The yellowcake issue was an important Israeli nuclear secret, but its biggest nuclear secret was the existence of a reprocessing facility to transform spent reactor fuel from Dimona into weapons-grade plutonium. For example, according to an October 1964 Special National Intelligence Estimate on nuclear proliferation, a "major deficiency, in terms of a weapons program, is the lack of a plutonium separation plant." The Israelis had told the Canadians and the Americans in 1961 that Dimona would include a pilot plant for reprocessing, but it was presumed that it would be too small to support a weapons program. In reality, however, the original French design for Dimona included a large underground reprocessing facility; this was Israel's most important nuclear secret, which Dimona technician Mordecai Vanunu later made public. Today, it is unclear exactly how much Western intelligence knew about the reprocessing facility and when and how it learned it.

The story of the yellowcake sale and the vain effort to prevent its military diversion is historical evidence of how difficult it was for the United States to stop Israel or any similarly determined government from undertaking a nuclear weapons program. That Israel was a major U.S. ally complicated matters. Tight secrecy about the Israeli nuclear program made it nearly impossible to raise pressure on Israel without risking an international incident.
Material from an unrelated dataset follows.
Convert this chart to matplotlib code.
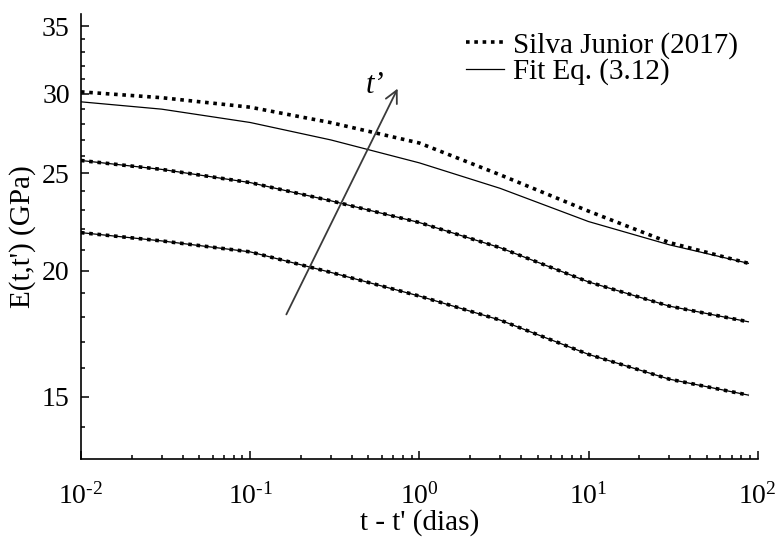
import numpy as np
import matplotlib
matplotlib.use("Agg")
import matplotlib.pyplot as plt
from matplotlib.ticker import FixedLocator, NullFormatter

plt.rcParams['font.family'] = ['Liberation Serif', 'DejaVu Serif']
plt.rcParams['mathtext.default'] = 'regular'

# tempo t - t' (dias)
t = [0.01, 0.03, 0.1, 0.3, 1, 3, 10, 30, 88]

# Silva Junior (2017) - tres idades t'
silva_1 = [21.83, 21.42, 20.89, 19.93, 18.88, 17.87, 16.52, 15.61, 15.05]
silva_2 = [25.75, 25.23, 24.48, 23.48, 22.34, 21.09, 19.50, 18.45, 17.80]
silva_3 = [30.13, 29.73, 29.09, 28.08, 26.80, 24.92, 22.93, 21.34, 20.35]

# Ajuste Eq. (3.12)
fit_1 = [21.83, 21.42, 20.89, 19.93, 18.88, 17.87, 16.52, 15.61, 15.05]
fit_2 = [25.75, 25.23, 24.48, 23.48, 22.34, 21.09, 19.50, 18.45, 17.80]
fit_3 = [29.45, 28.96, 28.09, 26.99, 25.61, 24.16, 22.39, 21.23, 20.35]

fig = plt.figure(figsize=(7.78, 5.42), dpi=100)
ax = fig.add_axes([0.104, 0.153, 0.870, 0.821])

dots = dict(color='black', lw=2.6, linestyle=(0, (1, 1.3)), dash_capstyle='butt')
solid = dict(color='black', lw=0.9)

for i, (s, f) in enumerate([(silva_1, fit_1), (silva_2, fit_2), (silva_3, fit_3)]):
    ax.plot(t, s, label='Silva Junior (2017)' if i == 0 else None, **dots)
    ax.plot(t, f, label='Fit Eq. (3.12)' if i == 0 else None, **solid)

ax.set_xscale('log')
ax.set_yscale('log')
ax.set_xlim(0.01, 100)
ax.set_ylim(13, 36)

ax.yaxis.set_major_locator(FixedLocator([15, 20, 25, 30, 35]))
ax.yaxis.set_minor_locator(FixedLocator([14, 16, 17, 18, 19, 21, 22, 23, 24,
                                         26, 27, 28, 29, 31, 32, 33, 34]))
ax.set_yticklabels(['15', '20', '25', '30', '35'])
ax.yaxis.set_minor_formatter(NullFormatter())
ax.set_xticks([0.01, 0.1, 1, 10, 100])
ax.set_xticklabels(['$10^{\u20102}$', '$10^{\u20101}$', '$10^{0}$', '$10^{1}$', '$10^{2}$'])

for side in ['top', 'right']:
    ax.spines[side].set_visible(False)
for side in ['left', 'bottom']:
    ax.spines[side].set_linewidth(1.2)
ax.tick_params(which='both', direction='in', width=1.1, labelsize=20)
ax.tick_params(which='major', length=6)
ax.tick_params(which='minor', length=3)
ax.tick_params(axis='x', pad=17)
ax.tick_params(axis='y', pad=8)

ax.set_xlabel("t - t' (dias)", fontsize=21, labelpad=0)
ax.set_ylabel("E(t,t') (GPa)", fontsize=21, labelpad=4)

ax.annotate('', xy=(0.757, 30.53), xytext=(0.161, 18.0),
            arrowprops=dict(arrowstyle='->', color='#3a3a3a', lw=1.3, mutation_scale=22))
ax.text(0.55, 30.6, 't\u2019', fontsize=22, style='italic', ha='center', va='center')

ax.legend(loc='upper left', bbox_to_anchor=(0.543, 1.0), frameon=False, fontsize=21,
          handlelength=1.3, handletextpad=0.3, labelspacing=0.0, borderaxespad=0.2)

fig.savefig('out.png', dpi=100)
From today's perspective, the story of the Argentine yellowcake highlights the continued lack of sufficiently tight international regulations for the trade of yellowcake. Despite U.S. support for tighter verification requirements during negotiation of the nuclear Nonproliferation Treaty in the 1960s, the agreements that the IAEA has with non-nuclear weapons states still do not require safeguards on the sale of yellowcake, only documentation of transfers. Changing this would be extremely difficult. That yellowcake remains politically charged was evident in the spurious allegations about Niger during the lead-up to the Iraq War. Secret controversies may still persist over who is selling yellowcake to whom and under what conditions, but we may never know.